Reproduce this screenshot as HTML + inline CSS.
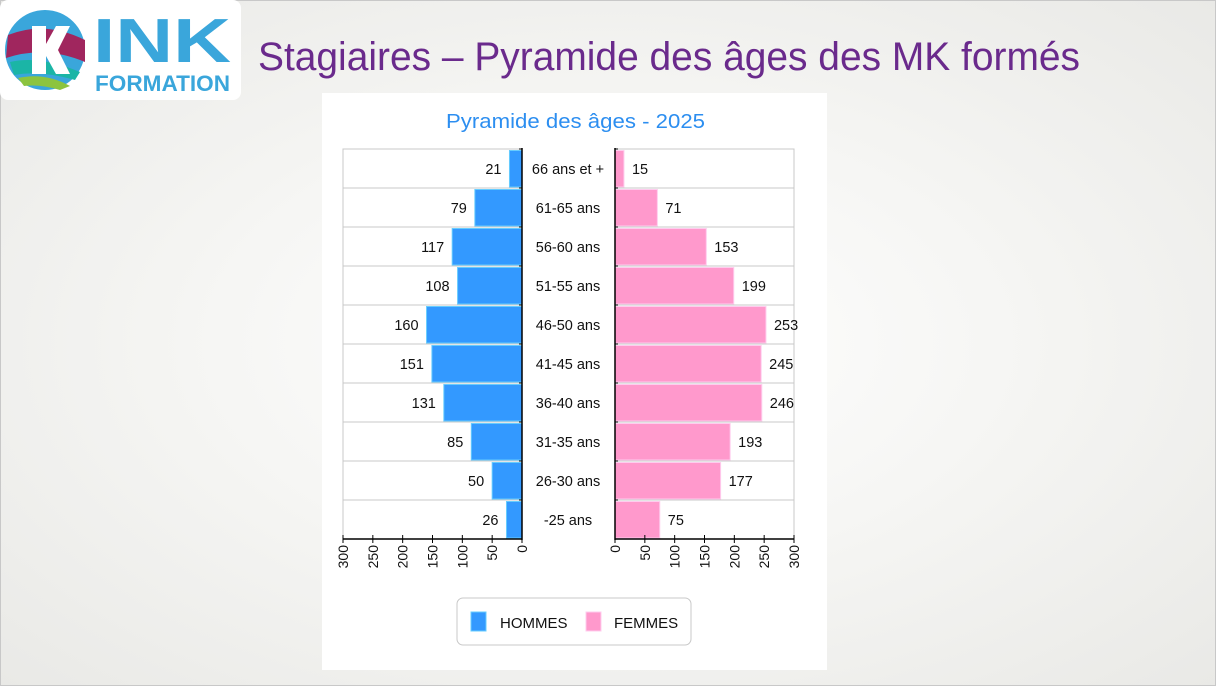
<!DOCTYPE html>
<html><head><meta charset="utf-8"><style>
html,body{margin:0;padding:0;width:1216px;height:686px;overflow:hidden}
body{background:radial-gradient(ellipse at 50% 50%,#ffffff 0%,#f6f6f4 45%,#e9e9e6 100%)}
svg{position:absolute;left:0;top:0}
text{font-family:"Liberation Sans",sans-serif}
</style></head><body>
<svg id="s" width="1216" height="686" viewBox="0 0 1216 686" xmlns="http://www.w3.org/2000/svg">
<rect x="0.5" y="0.5" width="1215" height="685" fill="none" stroke="#c8c8c8"/>
<!-- logo -->
<rect x="0" y="0" width="241" height="100" rx="8" fill="#fff"/>
<circle cx="45" cy="50" r="40" fill="#3aa6db"/>
<path d="M8 35 Q45 20 85 40 L85 62 Q45 45 6 58 Z" fill="#a0265e"/>
<path d="M10 62 Q40 55 80 72 L75 80 Q40 70 14 75 Z" fill="#1bb5a6"/>
<path d="M18 78 Q45 72 70 86 L60 90 Q40 84 24 86 Z" fill="#8cc43f"/>
<path d="M32 26 L46 26 L46 44 L56 26 L70 26 L58 50 L70 74 L56 74 L46 56 L46 74 L32 74 Z" fill="#fff"/>
<text x="93" y="62" font-size="62" font-weight="bold" fill="#3aa6db" textLength="138" lengthAdjust="spacingAndGlyphs">INK</text>
<text x="95" y="91" font-size="22" font-weight="bold" fill="#3aa6db" textLength="135" lengthAdjust="spacingAndGlyphs">FORMATION</text>
<text x="258" y="70" font-size="40" fill="#6a2a8c" textLength="822" lengthAdjust="spacingAndGlyphs">Stagiaires – Pyramide des âges des MK formés</text>
<rect x="322" y="93" width="505" height="577" fill="#fff"/>
<text x="446" y="128" font-size="20" fill="#2c8ef0" textLength="259" lengthAdjust="spacingAndGlyphs">Pyramide des âges - 2025</text>
<g id="c"></g>
<rect x="457" y="598" width="234" height="47" rx="6" fill="#fff" stroke="#c8c8c8"/>
<rect x="471" y="612" width="15" height="19" fill="#3399ff" stroke="#66ccff"/>
<text x="500" y="628" font-size="15" fill="#111">HOMMES</text>
<rect x="586" y="612" width="15" height="19" fill="#ff99cc" stroke="#ffccee"/>
<text x="614" y="628" font-size="15" fill="#111">FEMMES</text>
</svg>
<script>
var lab=["66 ans et +","61-65 ans","56-60 ans","51-55 ans","46-50 ans","41-45 ans","36-40 ans","31-35 ans","26-30 ans","-25 ans"];
var h=[21,79,117,108,160,151,131,85,50,26],f=[15,71,153,199,253,245,246,193,177,75];
var k=179/300,o="";
o+='<rect x="343" y="149" width="179" height="390" fill="none" stroke="#c8c8c8"/>';
o+='<rect x="615" y="149" width="179" height="390" fill="none" stroke="#c8c8c8"/>';
for(var i=0;i<10;i++){var y=149+39*i;
o+='<line x1="343" x2="522" y1="'+y+'" y2="'+y+'" stroke="#c8c8c8"/><line x1="615" x2="794" y1="'+y+'" y2="'+y+'" stroke="#c8c8c8"/>';
var w=h[i]*k;o+='<rect x="'+(522-w)+'" y="'+(y+1.5)+'" width="'+w+'" height="36.5" fill="#3399ff" stroke="#66ccff" stroke-width="1"/>';
o+='<text x="'+(522-w-8)+'" y="'+(y+25)+'" font-size="14.5" text-anchor="end" fill="#111">'+h[i]+'</text>';
var v=f[i]*k;o+='<rect x="615" y="'+(y+1.5)+'" width="'+v+'" height="36.5" fill="#ff99cc" stroke="#ffccee" stroke-width="1"/>';
o+='<text x="'+(615+v+8)+'" y="'+(y+25)+'" font-size="14.5" fill="#111">'+f[i]+'</text>';
o+='<text x="568" y="'+(y+25)+'" font-size="14.5" text-anchor="middle" fill="#111">'+lab[i]+'</text>';
o+='<line x1="519" x2="522" y1="'+y+'" y2="'+y+'" stroke="#000"/><line x1="615" x2="618" y1="'+y+'" y2="'+y+'" stroke="#000"/>';}
o+='<line x1="522" x2="522" y1="148" y2="540" stroke="#000" stroke-width="1.5"/><line x1="615" x2="615" y1="148" y2="540" stroke="#000" stroke-width="1.5"/>';
o+='<line x1="343" x2="522" y1="539" y2="539" stroke="#000" stroke-width="1.5"/><line x1="615" x2="794" y1="539" y2="539" stroke="#000" stroke-width="1.5"/>';
for(var t=0;t<=300;t+=50){var xl=522-t*k,xr=615+t*k;
o+='<line x1="'+xl+'" x2="'+xl+'" y1="535" y2="543" stroke="#000"/><line x1="'+xr+'" x2="'+xr+'" y1="535" y2="543" stroke="#000"/>';
o+='<text transform="translate('+(xl+5)+',545) rotate(-90)" font-size="14" text-anchor="end" fill="#111">'+t+'</text>';
o+='<text transform="translate('+(xr+5)+',545) rotate(-90)" font-size="14" text-anchor="end" fill="#111">'+t+'</text>';}
document.getElementById("c").innerHTML=o;
</script>
</body></html>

◆ ◆ ◆ ◆ ◆

Please write out all of the material above without changing a word, and omit any pictures.

Reproduce this screenshot as HTML + inline CSS.
<!DOCTYPE html>
<html><head><meta charset="utf-8"><style>
html,body{margin:0;padding:0;width:1216px;height:686px;overflow:hidden}
body{background:radial-gradient(ellipse at 50% 50%,#ffffff 0%,#f6f6f4 45%,#e9e9e6 100%)}
svg{position:absolute;left:0;top:0}
text{font-family:"Liberation Sans",sans-serif}
</style></head><body>
<svg id="s" width="1216" height="686" viewBox="0 0 1216 686" xmlns="http://www.w3.org/2000/svg">
<rect x="0.5" y="0.5" width="1215" height="685" fill="none" stroke="#c8c8c8"/>
<!-- logo -->
<rect x="0" y="0" width="241" height="100" rx="8" fill="#fff"/>
<circle cx="45" cy="50" r="40" fill="#3aa6db"/>
<path d="M8 35 Q45 20 85 40 L85 62 Q45 45 6 58 Z" fill="#a0265e"/>
<path d="M10 62 Q40 55 80 72 L75 80 Q40 70 14 75 Z" fill="#1bb5a6"/>
<path d="M18 78 Q45 72 70 86 L60 90 Q40 84 24 86 Z" fill="#8cc43f"/>
<path d="M32 26 L46 26 L46 44 L56 26 L70 26 L58 50 L70 74 L56 74 L46 56 L46 74 L32 74 Z" fill="#fff"/>
<text x="93" y="62" font-size="62" font-weight="bold" fill="#3aa6db" textLength="138" lengthAdjust="spacingAndGlyphs">INK</text>
<text x="95" y="91" font-size="22" font-weight="bold" fill="#3aa6db" textLength="135" lengthAdjust="spacingAndGlyphs">FORMATION</text>
<text x="258" y="70" font-size="40" fill="#6a2a8c" textLength="822" lengthAdjust="spacingAndGlyphs">Stagiaires – Pyramide des âges des MK formés</text>
<rect x="322" y="93" width="505" height="577" fill="#fff"/>
<text x="446" y="128" font-size="20" fill="#2c8ef0" textLength="259" lengthAdjust="spacingAndGlyphs">Pyramide des âges - 2025</text>
<g id="c"></g>
<rect x="457" y="598" width="234" height="47" rx="6" fill="#fff" stroke="#c8c8c8"/>
<rect x="471" y="612" width="15" height="19" fill="#3399ff" stroke="#66ccff"/>
<text x="500" y="628" font-size="15" fill="#111">HOMMES</text>
<rect x="586" y="612" width="15" height="19" fill="#ff99cc" stroke="#ffccee"/>
<text x="614" y="628" font-size="15" fill="#111">FEMMES</text>
</svg>
<script>
var lab=["66 ans et +","61-65 ans","56-60 ans","51-55 ans","46-50 ans","41-45 ans","36-40 ans","31-35 ans","26-30 ans","-25 ans"];
var h=[21,79,117,108,160,151,131,85,50,26],f=[15,71,153,199,253,245,246,193,177,75];
var k=179/300,o="";
o+='<rect x="343" y="149" width="179" height="390" fill="none" stroke="#c8c8c8"/>';
o+='<rect x="615" y="149" width="179" height="390" fill="none" stroke="#c8c8c8"/>';
for(var i=0;i<10;i++){var y=149+39*i;
o+='<line x1="343" x2="522" y1="'+y+'" y2="'+y+'" stroke="#c8c8c8"/><line x1="615" x2="794" y1="'+y+'" y2="'+y+'" stroke="#c8c8c8"/>';
var w=h[i]*k;o+='<rect x="'+(522-w)+'" y="'+(y+1.5)+'" width="'+w+'" height="36.5" fill="#3399ff" stroke="#66ccff" stroke-width="1"/>';
o+='<text x="'+(522-w-8)+'" y="'+(y+25)+'" font-size="14.5" text-anchor="end" fill="#111">'+h[i]+'</text>';
var v=f[i]*k;o+='<rect x="615" y="'+(y+1.5)+'" width="'+v+'" height="36.5" fill="#ff99cc" stroke="#ffccee" stroke-width="1"/>';
o+='<text x="'+(615+v+8)+'" y="'+(y+25)+'" font-size="14.5" fill="#111">'+f[i]+'</text>';
o+='<text x="568" y="'+(y+25)+'" font-size="14.5" text-anchor="middle" fill="#111">'+lab[i]+'</text>';
o+='<line x1="519" x2="522" y1="'+y+'" y2="'+y+'" stroke="#000"/><line x1="615" x2="618" y1="'+y+'" y2="'+y+'" stroke="#000"/>';}
o+='<line x1="522" x2="522" y1="148" y2="540" stroke="#000" stroke-width="1.5"/><line x1="615" x2="615" y1="148" y2="540" stroke="#000" stroke-width="1.5"/>';
o+='<line x1="343" x2="522" y1="539" y2="539" stroke="#000" stroke-width="1.5"/><line x1="615" x2="794" y1="539" y2="539" stroke="#000" stroke-width="1.5"/>';
for(var t=0;t<=300;t+=50){var xl=522-t*k,xr=615+t*k;
o+='<line x1="'+xl+'" x2="'+xl+'" y1="535" y2="543" stroke="#000"/><line x1="'+xr+'" x2="'+xr+'" y1="535" y2="543" stroke="#000"/>';
o+='<text transform="translate('+(xl+5)+',545) rotate(-90)" font-size="14" text-anchor="end" fill="#111">'+t+'</text>';
o+='<text transform="translate('+(xr+5)+',545) rotate(-90)" font-size="14" text-anchor="end" fill="#111">'+t+'</text>';}
document.getElementById("c").innerHTML=o;
</script>
</body></html>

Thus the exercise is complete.